The first and second edition of one of Ivan Supek’s novels. The problem of linguistic modifications within the cultural-political framework

Maciej Czerwiński
The principal aim of this paper is to compare two editions of the war novel written by Ivan Supek in 1959 under the title The two between the frontlines which was re-edited in 1995 and published under the title Between the frontlines. The comparison deals with three aspects of linguistic reality: (1) the attitude towards the linguistic items perceived as Croatian/non-Croatian; (2) the absence/presence of dialects; (3) the stylistic and textual modifications. The inquiry reveals to what extent Supek’s idiolect was modified at these levels and which reasons could be given for the possible interpretations of these levels. The investigation of the first level demonstrates that, in the ‘50s, Supek tended to use items considered as Croatian, but the new edition is even more Croatianized.
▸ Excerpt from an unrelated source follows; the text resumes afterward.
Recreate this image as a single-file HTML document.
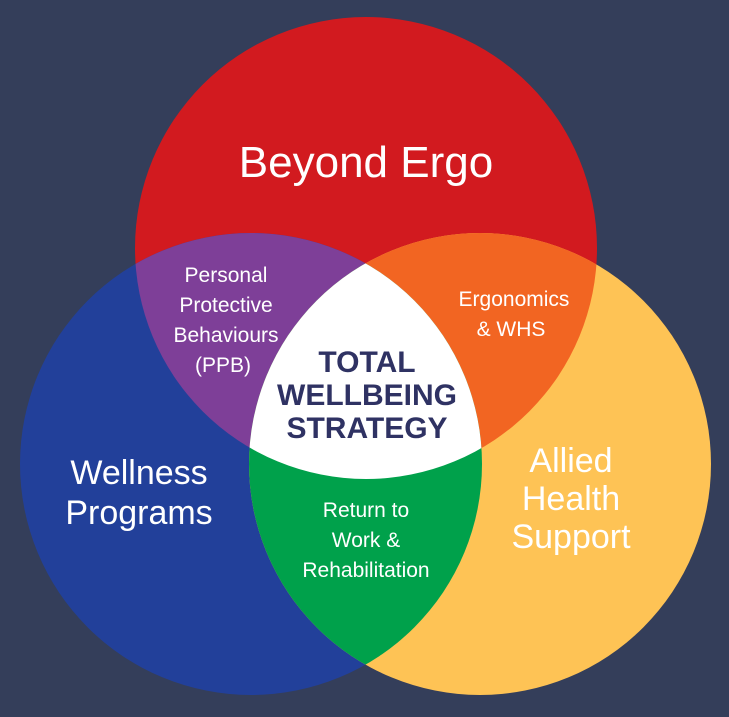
<!DOCTYPE html>
<html><head><meta charset="utf-8"><style>
html,body{margin:0;padding:0;background:#343e5a;}
svg{display:block}
</style></head><body>
<svg width="729" height="717" viewBox="0 0 729 717" xmlns="http://www.w3.org/2000/svg">
<defs>
<clipPath id="cR"><circle cx="366" cy="248" r="231"/></clipPath>
<clipPath id="cB"><circle cx="251" cy="464" r="231"/></clipPath>
<clipPath id="cY"><circle cx="480" cy="464" r="231"/></clipPath>
</defs>
<rect width="729" height="717" fill="#343e5a"/>
<circle cx="366" cy="248" r="231" fill="#d21a1f"/>
<circle cx="251" cy="464" r="231" fill="#22409a"/>
<circle cx="480" cy="464" r="231" fill="#fec355"/>
<g clip-path="url(#cR)"><circle cx="251" cy="464" r="231" fill="#7e3f98"/><circle cx="480" cy="464" r="231" fill="#f26522"/></g>
<g clip-path="url(#cB)"><circle cx="480" cy="464" r="231" fill="#00a14b"/></g>
<g clip-path="url(#cR)"><g clip-path="url(#cB)"><circle cx="480" cy="464" r="231" fill="#ffffff"/></g></g>
<g font-family="Liberation Sans, sans-serif" text-anchor="middle" fill="#fff">
<text x="366" y="177" font-size="44">Beyond Ergo</text>
<g font-size="21">
<text x="226" y="282">Personal</text>
<text x="226" y="312">Protective</text>
<text x="226" y="342">Behaviours</text>
<text x="223" y="372">(PPB)</text>
<text x="514" y="306">Ergonomics</text>
<text x="511" y="336">&amp; WHS</text>
<text x="366" y="517">Return to</text>
<text x="366" y="547">Work &amp;</text>
<text x="366" y="577">Rehabilitation</text>
</g>
<g font-size="34">
<text x="139" y="484">Wellness</text>
<text x="139" y="524">Programs</text>
<text x="571" y="472">Allied</text>
<text x="571" y="510">Health</text>
<text x="571" y="548">Support</text>
</g>
<g font-size="30" font-weight="bold" fill="#2f3263">
<text x="367" y="372">TOTAL</text>
<text x="367" y="405">WELLBEING</text>
<text x="367" y="438">STRATEGY</text>
</g>
</g>
</svg>
</body></html>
As far as the second level is concerned, whereas in the first edition dialects are omitted, and characters speak the same way as the narrator, in the second, one of the characters speaks in the Kajkavian dialect (this is interpreted as a consequence of the role that the dialect in question has had in Croatian culture since the National Revival, over Miroslav Krleža’s literary interventions until the literary movement called after Aleksandar Flaker – the jeans prose). The stylistic level reveals that the author intentionally modified his attitude towards World War Two by encoding different roles for the Croats and Serbs within the universe of the novel, and by rewriting the position of the Croatian Peasant Party during the war. All shifts are ideological in character, but they differ in terms of making various intra-cultural references.
Key words
Croatian language, language in novel, Ivan Supek, style, dialect, communication in culture.